Preconditioning is often the most problematic part in a parallel environment. Incomplete decompositions of A form a popular class of preconditionings in the context of solving discretized PDEs. In this case the preconditioner K=LU, where L and U have a sparsity pattern equal or close to the sparsity pattern of the corresponding parts of A (L is lower triangular, U is upper triangular). For details see [4], [82] and [83]. Solving Kw=r leads to solving successively Lz=r and Uw=z. These triangular solves lead to recurrence relations that are not easily parallelized. We will now discuss a number of approaches to obtain parallelism in the preconditioning part.

(1)
Reordering the computations. Depending on the structure of the matrix a frontal approach may lead to successful parallelism. By inspecting the dependency graph one can select those elements that can be computed in parallel. For instance, if a second order PDE is discretized by the usual five-point star over a rectangular grid, then the triangular solves can be parallelized if the computation is carried out along diagonals of the grid, instead of the usual lexicographical order. For vector computers this leads to a vectorizable preconditioner (see [84,8,85,86]). For coarse-grained parallelism this approach is insufficient. By a similar approach more parallelism can be obtained in three-dimensional situations: the so-called hyperplane approach [87,85,86]. The disadvantage is that the data need to be redistributed over the processors, since the grid points, which correspond to a hyperplane in the grid, are located quite irregularly in the array. For shared memory machines this also leads to reduced performance because of indirect addressing. In general one concludes that the data dependency approach is not adequate for obtaining a suitable degree of parallelism.
(2)
Reordering the unknowns. One may also use a coloring scheme for reordering the unknowns, so that unknowns with the same color are not explicitly coupled. This means that the triangular solves can be parallelized for each color. Of course, communication is required for couplings between groups of different colors. Simple coloring schemes, like red-black ordering for the five-point discretized Poisson operator, seem to have a negative effect on the convergence behavior.
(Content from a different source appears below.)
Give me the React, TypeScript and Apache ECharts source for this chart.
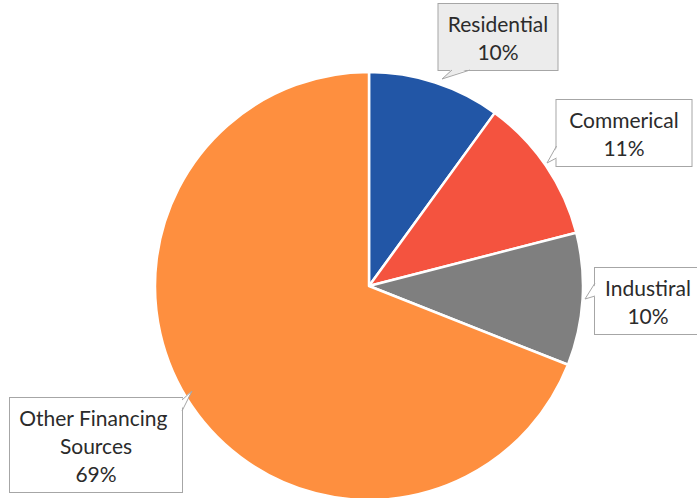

Duff and Meurant [88] have carried out numerical experiments for many different orderings, which show that the numbers of iterations may increase significantly for other than lexicographical ordering. Some modest degree of parallelism can be obtained, however, with so-called incomplete twisted factorizations [8,89,85]. Multi-color schemes with a large number of colors (e.g., 20 to 100) may lead to little or no degradation in convergence behavior [90]. but also to less parallelism. Moreover, the ratio of computation to communication may be more unfavorable.
(3)
Forced parallelism. Parallelism can also be forced by simply neglecting couplings to unknowns residing in other processors. This is like block Jacobi preconditioning, in which the blocks may be decomposed in incomplete form [91]. Again, this may not always reduce the overall solution time, since the effects of increased parallelism are more than undone by an increased number of iteration steps. In order to reduce this effect, it is suggested in [92] to construct incomplete decompositions on slightly overlapping domains. This requires communication similar to that of matrix--vector products. In [92] results are reported on a six-processor shared memory system (IBM3090), and speedups close to 6 have been observed.